Know Your Legal Rights Before Talking to the FBI
By: Houston Criminal Attorney John Floyd and Paralegal Billy Sinclair
The Fort Hood shooting massacre last year, the Christmas day bombing attempt, and the Times Square car bombing attempt have prompted the FBI to again increase its surveillance of the Muslim American community in this country. Muslim Advocates recently issued a “community alert” informing all Muslim Americans, but especially those from Pakistan and South Asia, that the FBI may be contacting them for information and advice in “addressing violent extremism.” Muslim Advocates was so concerned that it offered a free webinar about how Muslims can freely and safely work with law enforcement.

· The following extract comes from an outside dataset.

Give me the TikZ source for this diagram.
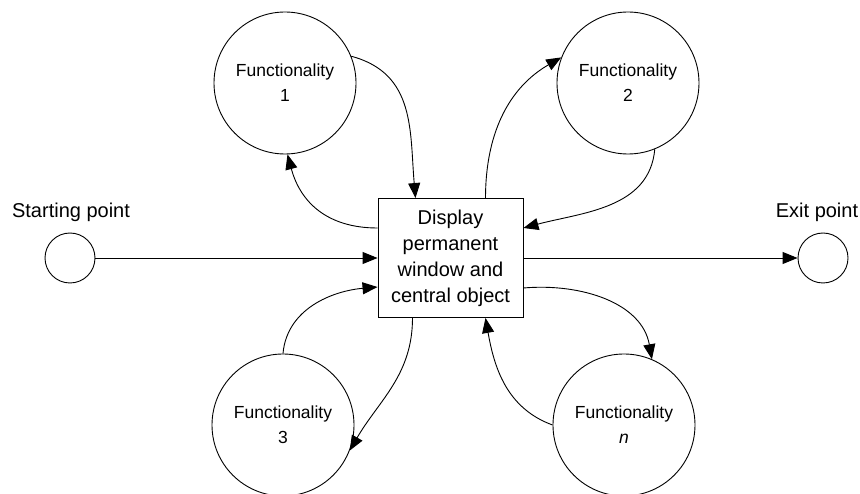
\documentclass[tikz,border=0pt]{standalone}
\usepackage{fontspec}
\setmainfont{Liberation Sans}
\usetikzlibrary{arrows.meta}
\begin{document}
\begin{tikzpicture}[x=1pt,y=1pt,
  func/.style={circle,draw,line width=0.9pt,minimum size=142pt,inner sep=0pt,align=center,font=\fontsize{17.5}{25}\selectfont},
  term/.style={circle,draw,line width=0.9pt,minimum size=50pt,inner sep=0pt},
  lbl/.style={font=\fontsize{20}{24}\selectfont,inner sep=0pt,anchor=base},
  mainbox/.style={draw,line width=0.9pt,minimum width=145pt,minimum height=119pt,inner sep=0pt,align=center,font=\fontsize{20}{26}\selectfont},
  arr/.style={-{Triangle[length=15pt,width=12pt]},line width=0.9pt}
]
\useasboundingbox (0,0) rectangle (860,493);

\node[mainbox] (box) at (450.5,235) {Display\\permanent\\window and\\central object};
\node[func] (c1) at (285,410) {Functionality\\1};
\node[func] (c2) at (628,410) {Functionality\\2};
\node[func] (c3) at (283,68) {Functionality\\3};
\node[func] (cn) at (624,68) {Functionality\\\textit{n}};
\node[term] (st) at (70,235) {};
\node[term] (ex) at (823,235) {};
\node[lbl] (stl) at (71,275) {Starting point};
\node[lbl] (exl) at (817,275) {Exit point};

\draw[arr] (st.east) -- (box.west);
\draw[arr] (box.east) -- (ex.west);

\draw[arr] (c1.22) to[out=-15,in=95,looseness=1.1] ([xshift=-35pt]box.north);
\draw[arr] ([yshift=30pt]box.west) to[out=180,in=-75,looseness=1.1] (c1.-88);
\draw[arr] ([xshift=35pt]box.north) to[out=90,in=210] (c2.159);
\draw[arr] (c2.-68) to[out=-95,in=15] ([yshift=30pt]box.east);
\draw[arr] (c3.90) to[out=85,in=185] ([yshift=-29pt]box.west);
\draw[arr] ([xshift=-38pt]box.south) to[out=-90,in=60] (c3.-21);
\draw[arr] ([yshift=-30pt]box.east) to[out=5,in=100] (cn.67);
\draw[arr] (cn.180) to[out=160,in=-80] ([xshift=35pt]box.south);
\end{tikzpicture}
\end{document}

We agree with Muslim Advocates that before any Americans speak to the FBI they should have an attorney presence. The FBI does not conduct “information gathering” interviews to seek advice about how to address “violent extremism.” The FBI is a law enforcement agency whose overriding function is to investigate criminal wrongdoing, especially potential terror attacks. They can very easily, and have quite frequently, take “innocent” information provided to them and turn it into a “terrorism” investigation which actually has no foundation in fact or law. Muslim Advocates offers the following advice, to which we subscribe:
- Be smart, protect yourself, know your rights
- Protect your friends, family and community
- Learn more about how to work with law enforcement
- When contacted by the FBI, inform agency that your attorney will contact them
- Seek an attorney
Our law firm has provided pro bono assistance to hundreds of Houston-area Muslim Americans who have been faced with “voluntary” FBI interviews. Our position is not to be obstructionists but to make sure that Muslim Americans suddenly in the target sight, or even potential target sight, of the FBI have proper legal advice in the critical “information gathering” process. For instance, to inform the client that false statements to FBI agents can be a federal felony criminal offense with a possible five year term of imprisonment. Additionally, that everyone in the U.S. has constitutionally protected rights guaranteeing free exercise of religion, speech and association, which can be infringed upon by certain FBI practices and questions.
The St. Louis Dispatch reported recently that the ACLU has established a civil rights project to protect American Muslims from law enforcement intimidation, especially the FBI. Such legal projects are necessary because 2.5 million Muslim Americans were born abroad, according to a 2007 Pew Research Center report, and this necessitates that many of them travel frequently to see their families in their native countries. Such foreign travel automatically makes them “persons of interests” in the eyes of the FBI. Muslim Americans cannot engage in “innocent travel.” They are uniformly considered “suspects.”